Попсуев преуспел в комплиментах, а Татьяна, чутко уловив сомнения кавалера и не дав им развиться до болезненного состояния, поспешила увести его из кафе в общежитие. Сергей под утро лежал на спине, глядя в потолок, слушал дыхание девушки, прижавшейся к нему, думал о Несмеяне и о том, что теперь потерял ее навсегда.

– Не спишь? – произнесла Татьяна. – Я слышу твои мысли.

– Они о тебе. Спи-спи.

– А стихи ты ей написал?

– Какие стихи?

– Да у тебя бумажка выпала, – зевнув, Татьяна вытащила из-под подушки листочек, – вот эта. «Под белою кожей арктический лед, и капельки яда на кончике фраз, откуда в осе этот липовый мед? Откуда закваска, откуда экстаз?» Это ты ей написал?

– Кому? Это Тютчев России посвятил. Спи, поздно уже.

Сергей осторожно освободился из объятий девушки, подошел к окну. Непостижимым образом он ощущал каждой клеточкой своего тела пустоту комнаты. Будто в ней летало всего несколько фотонов света или других элементарных частиц. «Может, это оттого, что пусто внутри меня самого?» Синее пространство замерло в ожидании утра, в ожидании восхода солнца. «Как оно похоже на схваченную ледком душу. Оно ждет света, а когда свет озарит его, придет вдруг в смятение, так как ждало совсем не того, а чего?»

Попсуев вздрогнул. Ему послышался голос Несмеяны.

– Чего не спишь? – опять спросила Татьяна.

То трещины, то дырка

Отлакированная поверхность стола была покрыта сеткой трещин, а на шкафах отслоилось несколько полосок. Похоже, мебель завозили в сильный мороз. «Стенка не новая…»

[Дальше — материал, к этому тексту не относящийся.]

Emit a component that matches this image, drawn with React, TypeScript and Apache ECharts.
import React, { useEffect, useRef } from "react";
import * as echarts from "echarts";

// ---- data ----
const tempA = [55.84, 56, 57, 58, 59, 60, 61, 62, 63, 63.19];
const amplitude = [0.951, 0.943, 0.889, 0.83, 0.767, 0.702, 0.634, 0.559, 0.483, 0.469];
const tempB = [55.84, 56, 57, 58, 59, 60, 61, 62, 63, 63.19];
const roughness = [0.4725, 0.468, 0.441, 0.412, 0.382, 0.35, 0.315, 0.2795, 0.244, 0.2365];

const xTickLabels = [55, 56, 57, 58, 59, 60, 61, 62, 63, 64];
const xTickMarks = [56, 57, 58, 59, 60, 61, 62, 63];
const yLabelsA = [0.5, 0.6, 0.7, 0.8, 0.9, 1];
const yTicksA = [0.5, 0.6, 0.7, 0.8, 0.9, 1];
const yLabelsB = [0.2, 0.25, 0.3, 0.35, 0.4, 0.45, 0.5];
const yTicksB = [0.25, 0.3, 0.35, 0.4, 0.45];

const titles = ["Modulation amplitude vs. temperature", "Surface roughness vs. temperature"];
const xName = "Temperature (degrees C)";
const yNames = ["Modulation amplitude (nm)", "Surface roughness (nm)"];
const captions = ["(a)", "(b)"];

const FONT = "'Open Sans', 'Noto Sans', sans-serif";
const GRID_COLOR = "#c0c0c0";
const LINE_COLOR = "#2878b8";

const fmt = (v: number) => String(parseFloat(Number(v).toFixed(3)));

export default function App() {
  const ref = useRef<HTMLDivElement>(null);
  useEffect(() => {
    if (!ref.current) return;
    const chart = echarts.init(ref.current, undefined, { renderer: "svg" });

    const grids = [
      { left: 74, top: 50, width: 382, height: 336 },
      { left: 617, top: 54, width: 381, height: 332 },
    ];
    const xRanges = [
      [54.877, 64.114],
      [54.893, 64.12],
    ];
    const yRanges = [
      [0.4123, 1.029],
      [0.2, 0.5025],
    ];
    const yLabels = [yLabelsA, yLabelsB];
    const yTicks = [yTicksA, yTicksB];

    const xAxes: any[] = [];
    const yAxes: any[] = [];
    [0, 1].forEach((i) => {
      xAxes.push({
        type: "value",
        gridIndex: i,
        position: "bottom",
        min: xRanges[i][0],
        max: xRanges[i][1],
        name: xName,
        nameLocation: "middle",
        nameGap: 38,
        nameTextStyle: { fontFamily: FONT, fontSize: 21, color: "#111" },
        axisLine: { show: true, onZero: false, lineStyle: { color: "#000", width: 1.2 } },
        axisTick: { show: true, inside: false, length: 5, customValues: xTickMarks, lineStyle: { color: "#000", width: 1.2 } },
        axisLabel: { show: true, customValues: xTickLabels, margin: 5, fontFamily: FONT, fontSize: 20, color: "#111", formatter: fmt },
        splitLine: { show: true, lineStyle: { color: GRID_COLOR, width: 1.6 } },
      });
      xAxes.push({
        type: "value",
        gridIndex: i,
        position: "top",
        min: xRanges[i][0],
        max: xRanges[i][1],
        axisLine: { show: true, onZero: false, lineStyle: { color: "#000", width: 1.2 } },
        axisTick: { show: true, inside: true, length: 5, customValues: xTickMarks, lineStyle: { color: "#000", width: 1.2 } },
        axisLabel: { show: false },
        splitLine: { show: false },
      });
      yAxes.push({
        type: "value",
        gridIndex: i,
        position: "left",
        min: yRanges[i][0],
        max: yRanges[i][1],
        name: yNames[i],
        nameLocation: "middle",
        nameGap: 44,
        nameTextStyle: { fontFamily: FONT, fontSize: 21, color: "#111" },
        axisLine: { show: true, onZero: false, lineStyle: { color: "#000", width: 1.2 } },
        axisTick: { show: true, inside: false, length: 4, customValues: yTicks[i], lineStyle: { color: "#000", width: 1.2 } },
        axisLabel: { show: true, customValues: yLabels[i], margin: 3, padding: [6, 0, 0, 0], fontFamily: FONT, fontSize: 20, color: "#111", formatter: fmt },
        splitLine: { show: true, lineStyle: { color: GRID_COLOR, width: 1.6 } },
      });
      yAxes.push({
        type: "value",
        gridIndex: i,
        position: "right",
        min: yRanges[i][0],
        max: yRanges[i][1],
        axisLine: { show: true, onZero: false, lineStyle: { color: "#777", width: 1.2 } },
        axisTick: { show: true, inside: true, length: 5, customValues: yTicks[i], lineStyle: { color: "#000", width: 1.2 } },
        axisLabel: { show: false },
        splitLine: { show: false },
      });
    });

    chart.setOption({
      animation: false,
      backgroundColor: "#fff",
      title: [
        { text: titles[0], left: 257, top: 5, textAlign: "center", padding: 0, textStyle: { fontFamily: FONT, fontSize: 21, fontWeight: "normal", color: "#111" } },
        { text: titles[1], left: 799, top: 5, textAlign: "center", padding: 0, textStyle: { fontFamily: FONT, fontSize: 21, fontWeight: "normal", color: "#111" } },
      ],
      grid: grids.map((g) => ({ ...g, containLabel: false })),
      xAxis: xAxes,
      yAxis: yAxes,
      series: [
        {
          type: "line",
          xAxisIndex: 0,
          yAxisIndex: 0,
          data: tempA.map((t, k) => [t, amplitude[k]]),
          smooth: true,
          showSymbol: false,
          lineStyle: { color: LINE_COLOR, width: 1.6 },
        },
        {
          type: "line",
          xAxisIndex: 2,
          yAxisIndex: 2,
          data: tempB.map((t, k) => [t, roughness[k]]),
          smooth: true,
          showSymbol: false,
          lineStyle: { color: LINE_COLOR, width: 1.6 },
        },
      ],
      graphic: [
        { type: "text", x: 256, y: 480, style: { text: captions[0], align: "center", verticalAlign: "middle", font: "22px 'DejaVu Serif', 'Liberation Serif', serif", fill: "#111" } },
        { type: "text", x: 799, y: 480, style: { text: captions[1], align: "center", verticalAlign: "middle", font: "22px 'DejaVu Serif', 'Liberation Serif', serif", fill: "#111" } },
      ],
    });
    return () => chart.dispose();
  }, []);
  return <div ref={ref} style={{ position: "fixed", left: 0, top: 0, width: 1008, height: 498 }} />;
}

– Зимой переезжали? – спросил Попсуев.

– Зимой, – не сразу ответила Несмеяна. – Как догадались?

– Да так, – ответил Попсуев. – А до этого жили где?

– В другом месте.

Попсуев понял, что сморозил чушь, но продолжил:

– Привыкли к новому месту?

Несмеяна насмешливо посмотрела на него:

– Почему это интересует вас?

Попсуев пожал плечами. Ему было не по себе, будто кто-то торопил его непонятно куда.

– Впрочем, я понимаю вас. Жилье только на заводе можно получить, да и то не сразу. Будь ты хоть семи пядей во лбу.

– Зачем семь пядей? Они только мешают. У вас есть клей, БФ или «Момент»? Полоски отошли.

– На холодильнике. – Несмеяна занялась сумкой и стала вынимать из нее отоварку по талонам. – Ты глянь, мясо мякоть одна. Спасибо, Сергей Васильевич, что помогли донести. Сейчас разложу, чай попьем. Раздевайтесь. Разуваться не надо, пол холодный. Тапок нет.

Попсуев, тем не менее, разулся, повесил на вешалку полушубок, стал приклеивать полоски. Это заняло у него пять минут.

– Я пошел? – сказал он.

– Чайник закипает. Вымойте руки.

Сергей заметил дырку в носке и стал ходить, поджимая пальцы.